-- begin MATERIAL --

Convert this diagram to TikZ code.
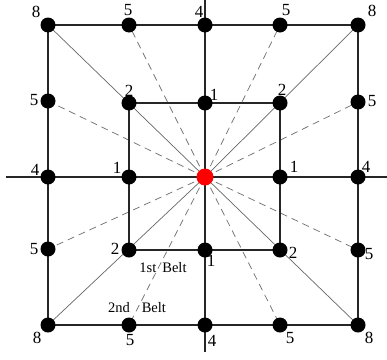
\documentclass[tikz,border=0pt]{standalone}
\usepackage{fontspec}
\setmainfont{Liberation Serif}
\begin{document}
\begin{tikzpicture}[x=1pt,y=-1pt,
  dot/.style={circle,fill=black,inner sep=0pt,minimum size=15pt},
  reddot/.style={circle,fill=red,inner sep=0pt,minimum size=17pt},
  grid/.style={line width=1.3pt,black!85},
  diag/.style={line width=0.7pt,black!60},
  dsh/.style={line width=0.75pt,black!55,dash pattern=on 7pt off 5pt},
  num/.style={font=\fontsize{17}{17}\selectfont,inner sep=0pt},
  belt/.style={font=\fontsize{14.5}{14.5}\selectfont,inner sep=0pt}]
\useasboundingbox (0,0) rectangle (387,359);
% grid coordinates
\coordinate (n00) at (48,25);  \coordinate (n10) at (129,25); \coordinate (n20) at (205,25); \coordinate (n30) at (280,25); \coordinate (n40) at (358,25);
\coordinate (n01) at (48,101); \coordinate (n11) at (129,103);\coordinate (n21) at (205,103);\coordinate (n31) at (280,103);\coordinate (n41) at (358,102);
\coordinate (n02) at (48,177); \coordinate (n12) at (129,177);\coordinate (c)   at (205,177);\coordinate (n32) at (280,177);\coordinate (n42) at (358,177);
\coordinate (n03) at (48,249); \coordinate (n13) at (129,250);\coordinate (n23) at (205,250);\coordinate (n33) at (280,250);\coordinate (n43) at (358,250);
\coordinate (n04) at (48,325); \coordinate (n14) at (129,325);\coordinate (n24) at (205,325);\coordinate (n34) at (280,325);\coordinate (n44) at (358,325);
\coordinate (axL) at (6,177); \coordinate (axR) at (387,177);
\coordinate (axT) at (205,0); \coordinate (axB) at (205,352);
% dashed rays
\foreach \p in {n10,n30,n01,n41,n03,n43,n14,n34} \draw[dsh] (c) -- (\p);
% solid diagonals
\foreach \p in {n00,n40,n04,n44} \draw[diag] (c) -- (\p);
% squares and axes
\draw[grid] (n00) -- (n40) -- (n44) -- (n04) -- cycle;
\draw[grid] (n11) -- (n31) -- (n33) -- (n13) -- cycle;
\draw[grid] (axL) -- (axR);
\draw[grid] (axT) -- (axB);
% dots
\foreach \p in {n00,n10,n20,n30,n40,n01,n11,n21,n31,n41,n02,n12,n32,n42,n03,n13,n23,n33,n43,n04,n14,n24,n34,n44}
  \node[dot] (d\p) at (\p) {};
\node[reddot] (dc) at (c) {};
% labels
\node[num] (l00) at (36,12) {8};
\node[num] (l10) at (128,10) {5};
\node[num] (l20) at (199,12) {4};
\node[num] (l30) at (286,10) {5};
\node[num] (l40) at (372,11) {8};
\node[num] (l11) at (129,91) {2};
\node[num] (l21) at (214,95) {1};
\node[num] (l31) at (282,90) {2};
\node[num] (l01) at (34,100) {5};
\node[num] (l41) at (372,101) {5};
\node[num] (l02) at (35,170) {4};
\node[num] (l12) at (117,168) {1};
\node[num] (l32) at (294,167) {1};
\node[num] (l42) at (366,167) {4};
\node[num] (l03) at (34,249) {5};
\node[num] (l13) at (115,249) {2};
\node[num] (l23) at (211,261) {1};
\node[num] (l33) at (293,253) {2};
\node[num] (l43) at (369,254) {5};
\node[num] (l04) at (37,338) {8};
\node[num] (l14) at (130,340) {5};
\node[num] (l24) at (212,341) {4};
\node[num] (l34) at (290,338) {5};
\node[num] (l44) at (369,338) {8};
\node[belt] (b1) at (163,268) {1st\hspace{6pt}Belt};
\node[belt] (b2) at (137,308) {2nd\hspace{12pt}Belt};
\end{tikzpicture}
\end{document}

-- end MATERIAL --

— EXERCISE DETAILS —
Make an exact reproduction of the listing above, without any pictures.

— CORRECT ANSWER —
Convert this diagram to TikZ code.
\documentclass[tikz,border=0pt]{standalone}
\usepackage{fontspec}
\setmainfont{Liberation Serif}
\begin{document}
\begin{tikzpicture}[x=1pt,y=-1pt,
  dot/.style={circle,fill=black,inner sep=0pt,minimum size=15pt},
  reddot/.style={circle,fill=red,inner sep=0pt,minimum size=17pt},
  grid/.style={line width=1.3pt,black!85},
  diag/.style={line width=0.7pt,black!60},
  dsh/.style={line width=0.75pt,black!55,dash pattern=on 7pt off 5pt},
  num/.style={font=\fontsize{17}{17}\selectfont,inner sep=0pt},
  belt/.style={font=\fontsize{14.5}{14.5}\selectfont,inner sep=0pt}]
\useasboundingbox (0,0) rectangle (387,359);
% grid coordinates
\coordinate (n00) at (48,25);  \coordinate (n10) at (129,25); \coordinate (n20) at (205,25); \coordinate (n30) at (280,25); \coordinate (n40) at (358,25);
\coordinate (n01) at (48,101); \coordinate (n11) at (129,103);\coordinate (n21) at (205,103);\coordinate (n31) at (280,103);\coordinate (n41) at (358,102);
\coordinate (n02) at (48,177); \coordinate (n12) at (129,177);\coordinate (c)   at (205,177);\coordinate (n32) at (280,177);\coordinate (n42) at (358,177);
\coordinate (n03) at (48,249); \coordinate (n13) at (129,250);\coordinate (n23) at (205,250);\coordinate (n33) at (280,250);\coordinate (n43) at (358,250);
\coordinate (n04) at (48,325); \coordinate (n14) at (129,325);\coordinate (n24) at (205,325);\coordinate (n34) at (280,325);\coordinate (n44) at (358,325);
\coordinate (axL) at (6,177); \coordinate (axR) at (387,177);
\coordinate (axT) at (205,0); \coordinate (axB) at (205,352);
% dashed rays
\foreach \p in {n10,n30,n01,n41,n03,n43,n14,n34} \draw[dsh] (c) -- (\p);
% solid diagonals
\foreach \p in {n00,n40,n04,n44} \draw[diag] (c) -- (\p);
% squares and axes
\draw[grid] (n00) -- (n40) -- (n44) -- (n04) -- cycle;
\draw[grid] (n11) -- (n31) -- (n33) -- (n13) -- cycle;
\draw[grid] (axL) -- (axR);
\draw[grid] (axT) -- (axB);
% dots
\foreach \p in {n00,n10,n20,n30,n40,n01,n11,n21,n31,n41,n02,n12,n32,n42,n03,n13,n23,n33,n43,n04,n14,n24,n34,n44}
  \node[dot] (d\p) at (\p) {};
\node[reddot] (dc) at (c) {};
% labels
\node[num] (l00) at (36,12) {8};
\node[num] (l10) at (128,10) {5};
\node[num] (l20) at (199,12) {4};
\node[num] (l30) at (286,10) {5};
\node[num] (l40) at (372,11) {8};
\node[num] (l11) at (129,91) {2};
\node[num] (l21) at (214,95) {1};
\node[num] (l31) at (282,90) {2};
\node[num] (l01) at (34,100) {5};
\node[num] (l41) at (372,101) {5};
\node[num] (l02) at (35,170) {4};
\node[num] (l12) at (117,168) {1};
\node[num] (l32) at (294,167) {1};
\node[num] (l42) at (366,167) {4};
\node[num] (l03) at (34,249) {5};
\node[num] (l13) at (115,249) {2};
\node[num] (l23) at (211,261) {1};
\node[num] (l33) at (293,253) {2};
\node[num] (l43) at (369,254) {5};
\node[num] (l04) at (37,338) {8};
\node[num] (l14) at (130,340) {5};
\node[num] (l24) at (212,341) {4};
\node[num] (l34) at (290,338) {5};
\node[num] (l44) at (369,338) {8};
\node[belt] (b1) at (163,268) {1st\hspace{6pt}Belt};
\node[belt] (b2) at (137,308) {2nd\hspace{12pt}Belt};
\end{tikzpicture}
\end{document}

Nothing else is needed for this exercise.